On Saturday 11 August 2001 01:52, Konstantin (Kastus) Shchuka wrote:
mandb is suid root, and root can write to anyone's files. I'd be very
^^^^^^^^^^^^^^^^^^^^^^^^^^^ unless sticky bit is used on the file system.
Excuse me? andjoh@samantha:/ > ls -ld /tmp drwxrwxrwt 17 root root 1631 Aug 11 01:59 /tmp andjoh@samantha:/ > cd /tmp andjoh@samantha:/tmp > ls -l testfile ls: testfile: No such file or directory andjoh@samantha:/tmp > vim testfile andjoh@samantha:/tmp > cat testfile abcdef andjoh@samantha:/tmp > ssh root@samantha root@samantha's password: Last login: Sat Aug 11 01:58:14 2001 from samantha.cicada.linux-site.net Have a lot of fun... samantha:~ # cd /tmp samantha:/tmp # vim testfile samantha:/tmp # cat testfile abcdefghijk Seems to work.
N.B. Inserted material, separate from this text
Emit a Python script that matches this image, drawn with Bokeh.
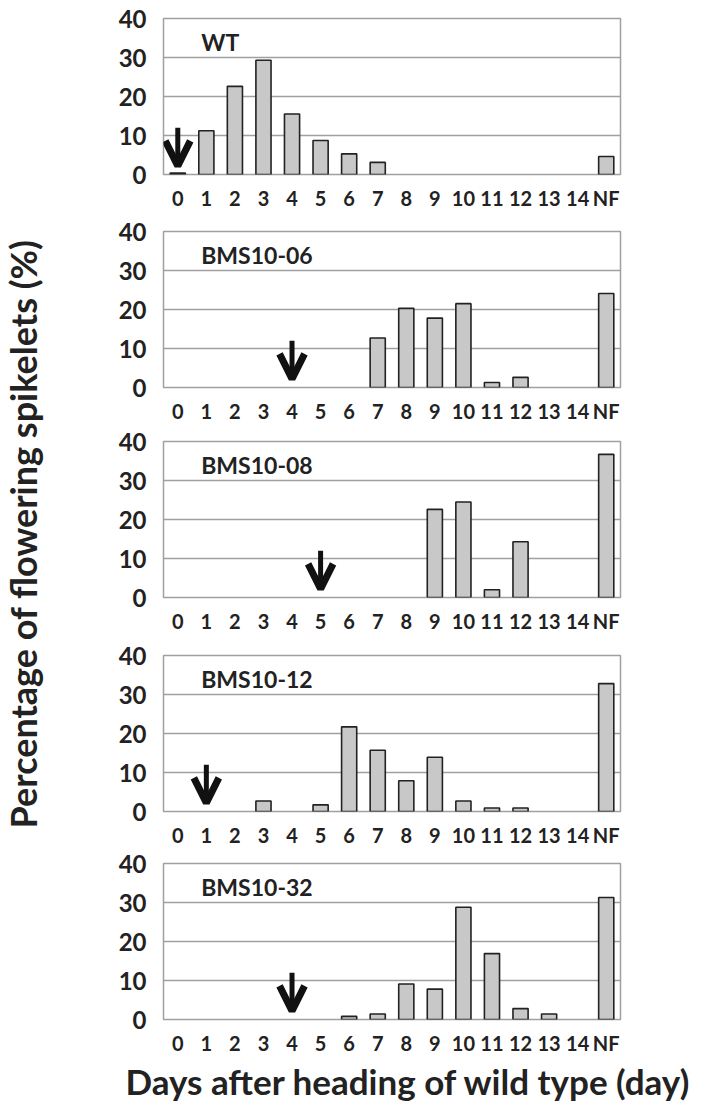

Now, if the file system is mounted *read-only*, then root can't edit files, but then again, you won't be able to change ownership either, so that point is rather moot.
surprised if this has any effect. On my system, the files are owned by man.daemon
The owner is man, group really doesn't matter, and this is the point.